Given exercise:
Reproduce the listing below exactly, minus its pictures.
──────── Material provided
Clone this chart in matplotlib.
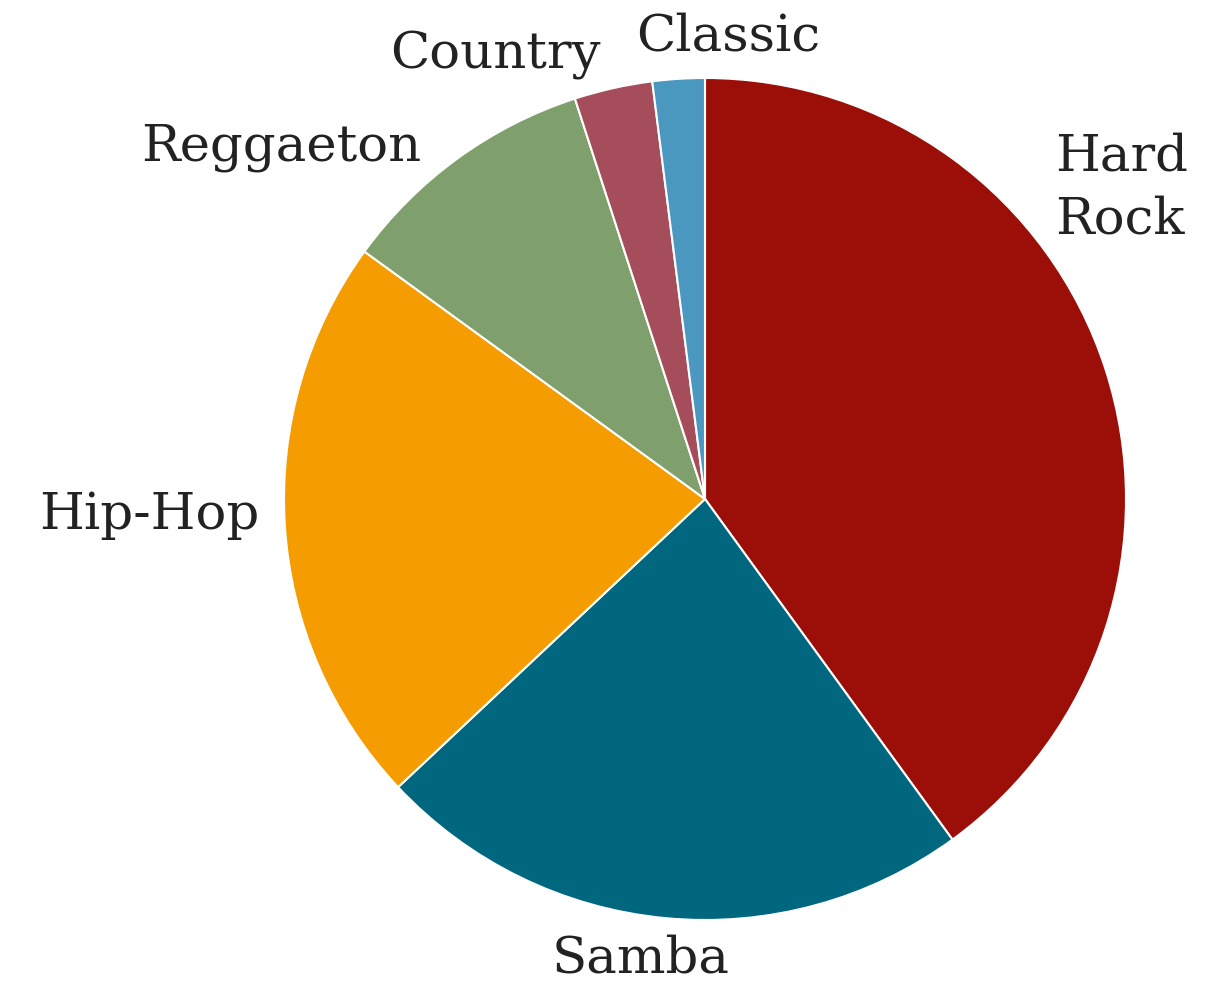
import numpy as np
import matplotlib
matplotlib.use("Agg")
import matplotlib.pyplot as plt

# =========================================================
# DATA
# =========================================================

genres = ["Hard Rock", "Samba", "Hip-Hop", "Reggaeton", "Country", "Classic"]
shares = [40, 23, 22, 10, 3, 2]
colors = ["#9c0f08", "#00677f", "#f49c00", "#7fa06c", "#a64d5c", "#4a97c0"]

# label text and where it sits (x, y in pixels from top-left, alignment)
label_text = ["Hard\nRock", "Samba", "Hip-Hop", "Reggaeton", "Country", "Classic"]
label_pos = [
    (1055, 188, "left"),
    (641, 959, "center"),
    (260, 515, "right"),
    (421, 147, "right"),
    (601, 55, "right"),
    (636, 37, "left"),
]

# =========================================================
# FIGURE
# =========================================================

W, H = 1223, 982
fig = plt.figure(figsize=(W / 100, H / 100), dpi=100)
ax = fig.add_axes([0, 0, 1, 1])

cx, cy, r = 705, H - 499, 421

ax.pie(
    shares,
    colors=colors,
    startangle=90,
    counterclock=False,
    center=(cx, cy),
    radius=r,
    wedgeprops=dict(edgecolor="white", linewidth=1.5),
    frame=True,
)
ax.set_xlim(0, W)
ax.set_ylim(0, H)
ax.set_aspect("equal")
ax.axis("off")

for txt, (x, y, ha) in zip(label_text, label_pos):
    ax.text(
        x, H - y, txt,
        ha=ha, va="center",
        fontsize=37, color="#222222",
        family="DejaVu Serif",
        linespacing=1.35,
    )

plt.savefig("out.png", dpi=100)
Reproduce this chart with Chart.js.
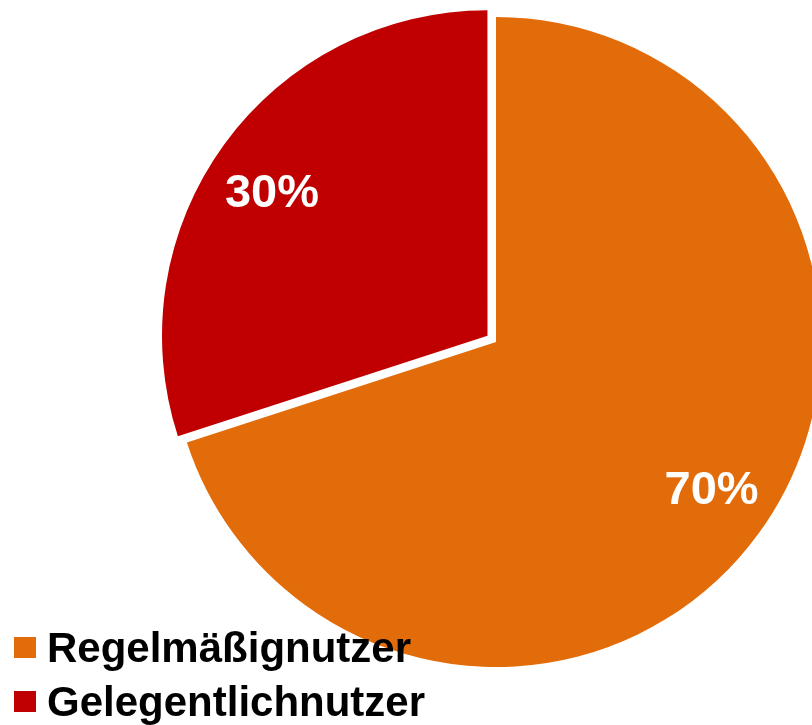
────────────────
Result for this task:
Clone this chart in matplotlib.
import numpy as np
import matplotlib
matplotlib.use("Agg")
import matplotlib.pyplot as plt

# =========================================================
# DATA
# =========================================================

genres = ["Hard Rock", "Samba", "Hip-Hop", "Reggaeton", "Country", "Classic"]
shares = [40, 23, 22, 10, 3, 2]
colors = ["#9c0f08", "#00677f", "#f49c00", "#7fa06c", "#a64d5c", "#4a97c0"]

# label text and where it sits (x, y in pixels from top-left, alignment)
label_text = ["Hard\nRock", "Samba", "Hip-Hop", "Reggaeton", "Country", "Classic"]
label_pos = [
    (1055, 188, "left"),
    (641, 959, "center"),
    (260, 515, "right"),
    (421, 147, "right"),
    (601, 55, "right"),
    (636, 37, "left"),
]

# =========================================================
# FIGURE
# =========================================================

W, H = 1223, 982
fig = plt.figure(figsize=(W / 100, H / 100), dpi=100)
ax = fig.add_axes([0, 0, 1, 1])

cx, cy, r = 705, H - 499, 421

ax.pie(
    shares,
    colors=colors,
    startangle=90,
    counterclock=False,
    center=(cx, cy),
    radius=r,
    wedgeprops=dict(edgecolor="white", linewidth=1.5),
    frame=True,
)
ax.set_xlim(0, W)
ax.set_ylim(0, H)
ax.set_aspect("equal")
ax.axis("off")

for txt, (x, y, ha) in zip(label_text, label_pos):
    ax.text(
        x, H - y, txt,
        ha=ha, va="center",
        fontsize=37, color="#222222",
        family="DejaVu Serif",
        linespacing=1.35,
    )

plt.savefig("out.png", dpi=100)
Reproduce this chart with Chart.js.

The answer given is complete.